内科は10年くらいやると、内科全般及び専門分野でようやく全体像が見えてくる。同じようなパターンをたくさん見て、また一人の患者を10年近く見て、数と時間から理解するのか。ここから先は、臨床能力がどんどん伸びるということはあまりない。というか個人差が大きくなって、その後ほとんど変わらずルーチンワークだけする人と、臨床か研究か社会活動か何らかの活動を続ける人と、その中間になる。臨床能力についてはこの辺がプラトーで、後は注意深い・疑り深い・好奇心旺盛な人は診断能力が高いし、そうでない多くの人は大差なくて、専門分野と典型例以外はまず診断できない。専門以外の患者を見なければ(大学とか)専門分野内の、他科からするとどうでもいいような些細なやり方の違いに固執するようになる。よって芸歴が10年を超えると、数年の年次の違いなんてほぼなくなる。何をしていたか、による。

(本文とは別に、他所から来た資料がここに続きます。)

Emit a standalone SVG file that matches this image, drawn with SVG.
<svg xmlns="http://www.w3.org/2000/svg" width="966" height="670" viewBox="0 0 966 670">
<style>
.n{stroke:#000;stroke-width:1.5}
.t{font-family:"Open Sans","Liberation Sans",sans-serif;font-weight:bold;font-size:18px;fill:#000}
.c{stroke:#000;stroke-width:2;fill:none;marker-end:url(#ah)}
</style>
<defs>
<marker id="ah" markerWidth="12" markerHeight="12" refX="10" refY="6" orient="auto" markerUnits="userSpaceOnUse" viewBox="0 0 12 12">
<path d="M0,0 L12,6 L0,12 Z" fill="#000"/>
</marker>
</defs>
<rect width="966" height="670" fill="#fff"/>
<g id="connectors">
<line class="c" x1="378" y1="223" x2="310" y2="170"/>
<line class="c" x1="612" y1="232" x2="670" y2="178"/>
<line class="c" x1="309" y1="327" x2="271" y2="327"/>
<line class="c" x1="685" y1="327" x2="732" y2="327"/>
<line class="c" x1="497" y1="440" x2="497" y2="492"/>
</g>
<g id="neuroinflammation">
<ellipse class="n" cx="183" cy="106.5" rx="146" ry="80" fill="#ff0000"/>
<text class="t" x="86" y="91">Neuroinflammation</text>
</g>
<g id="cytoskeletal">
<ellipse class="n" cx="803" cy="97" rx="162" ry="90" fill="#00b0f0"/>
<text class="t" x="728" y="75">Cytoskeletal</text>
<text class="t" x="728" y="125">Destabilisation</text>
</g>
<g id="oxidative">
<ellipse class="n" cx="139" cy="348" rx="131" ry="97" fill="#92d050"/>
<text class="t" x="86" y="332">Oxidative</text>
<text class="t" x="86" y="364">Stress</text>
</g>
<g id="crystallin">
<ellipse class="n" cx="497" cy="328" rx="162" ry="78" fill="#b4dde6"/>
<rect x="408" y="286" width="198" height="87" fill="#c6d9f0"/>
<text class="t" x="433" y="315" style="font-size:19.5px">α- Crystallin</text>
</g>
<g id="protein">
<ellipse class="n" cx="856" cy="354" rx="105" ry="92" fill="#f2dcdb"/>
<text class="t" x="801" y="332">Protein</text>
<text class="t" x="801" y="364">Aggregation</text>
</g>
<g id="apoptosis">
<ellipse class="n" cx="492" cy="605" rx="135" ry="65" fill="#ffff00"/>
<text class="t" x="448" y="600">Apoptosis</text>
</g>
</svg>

およそ6〜10年目以降に大学から外へ出ると、そこはおじさん・おばさん先生ばかりで、自分が今更若手扱いされることに戸惑う。40ちょっとくらいまではまだまだ若いとか言われて、下手すると母親みたいな歳の看護師に囲まれたりする。何でもできる上級医のつもりで、医師構成が50代中心みたいな、都内名門私立とか国立大の医者ばかりの市中病院へ出向すると完全に下っ端扱いで、全ての雑用やら救急当番やら当直をやらされる。あちらからすると端から三流私大出の小僧としてしか見てないし、抗議したところで、昔からそうしているだの、俺が若い頃はもっと苦労して給料も安かったとか言われて終わりだろう。唯一まともに聞いてくれるとしたら自分とこの医局長なり教授だろうが、力関係で人を出さざるを得ない場合は、1年間の辛抱だなどと言いくるめられて終わりだろう。そこへいくと力ある医局(教授)は、うちから出向しているXX科は当直免除しろ・さもなければ撤退する、などと市中病院に圧力をかけることもできる(実際そうなった)。出向先がダメで医局も助けてくれないとなれば、専門医か学位をとったタイミング、もしくは怒りゲージが溜まった時点で医局を辞めればいい(医局としては、育ててやったのに一人前になった途端辞めやがって、と当然思うが、育てられる側は、これまで我慢してきたけどやっと逃げられるって感じだったりして、なかなかうまくいきませんね)。首都圏なら医局フリーでも全く問題ない。ただ地方だと、あらゆる病院に大学医局の息がかかってて、医局を辞めたら仕事ができなくなるという地域もあるらしい。そういう地方での医者としての生き方は、北朝鮮で快適に暮らす方法と同様に、私にはわからない。